How do you work out an effective climate change programme in a company with more than 2,500 people? For Ares Management Corporation, it takes “decentralising and democratising the work”, said the firm’s head of ESG, Adam Heltzer.
On stage at PEI Group’s 2022 Responsible Investment Forum: Europe in London last week, Heltzer explained why Ares has created a “community” of employees that is entirely independent from its ESG function. Launched in 2021, the Climate Action Group aims to facilitate firm-wide collaboration on climate-related issues across each of the firm’s investment strategies.
The initiative – made up of around 40 employees across different departments and asset classes – meets annually and holds quarterly check-in calls to discuss emerging ideas and guidance on climate strategy. “Rather than saying, ‘Let’s reach net-zero by 2050, and here’s a very convoluted plan to get there’, let’s get everyone together and plan by asset class,” he said.
With expectations around ESG engagement and data collection ramping up, Heltzer added that there is “a huge opportunity” for the Climate Action Group to “accelerate this work” by sharing best practices across asset classes. The opportunity this holds for the private credit market, which is in the relatively early stages of its ESG journey, is particularly significant, Heltzer said.
There is also a need to co-ordinate better collaboration between equity and debt investors to ensure that decarbonisation efforts have the investee company at the centre, rather than being led by any one type of investor. “Until now the portfolio company experiences this as a series of point-to-point conversations, whereas it needs to be an ensemble conversation,” he said.
Ares – with $341 billion of assets under management across private credit, private equity, real estate and infrastructure – is in a “strong position to form a new perspective on climate action”, he added.

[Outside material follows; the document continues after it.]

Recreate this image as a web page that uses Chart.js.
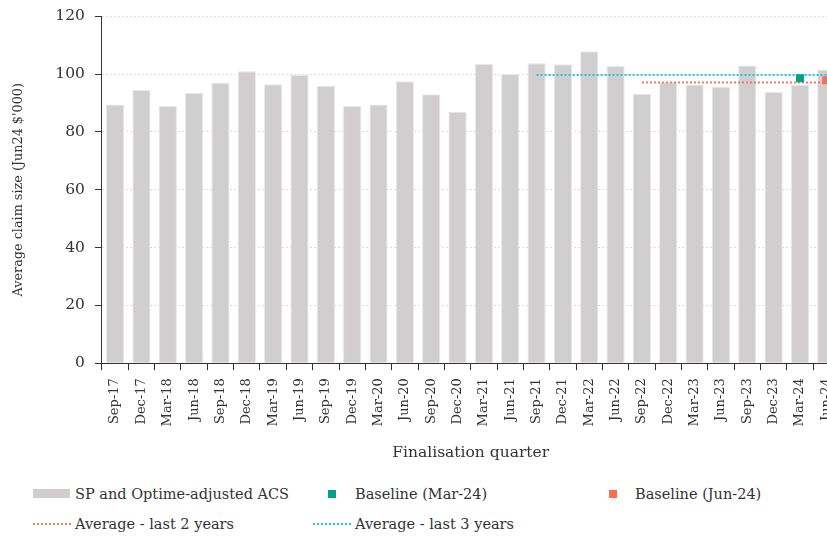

Given the firm’s focus on the mid-market, Heltzer believes the firm has a chance to make substantial progress on net-zero commitments among portfolio companies. “This is a group of companies that are at a point in their journey and growth curve where you’re trying to professionalise a lot of things, so planting this climate change seed in their growth is really important.”
Fossil fuel dividing lines
In the US, where battle lines are being drawn on ESG considerations, Heltzer described how investors are navigating competing pressures around fossil fuel investment. One one side are NGOs and other environmental groups lobbying for private equity to withdraw from fossil fuel investment; on the other are GOP-led states that specifically require asset managers to explicitly not boycott fossil fuel-related investments.
Heltzer said there is a “middle path” for private market players to invest in these assets, “as long as we do so with intention”. For Ares, this means creating an appropriate engagement programme and being transparent around intentions. “Just be honest and explain what you’re doing,” he said.
Asked to predict where the industry would be in five years’ time when it comes to climate goals, Heltzer outlined both a bull and bear case scenario. “The bull case is that by 2027, the entire financial system will be bound by net-zero commitments, every company will have a carbon management and reduction plan and the industry will have a common language around this.”
In contrast, the “bear case”, he explained, would be that the industry continues to take an unco-ordinated approach, where everyone “ends up dancing on the dancefloor to a slightly different beat” in terms of what commitments are being made.
The danger, Heltzer continued, would be if the industry “hits a middle point”, where people feel like we are moving in the right direction and making some progress, but not so slowly to prompt more aggressive policy intervention. “This is where you have the slowest progress.”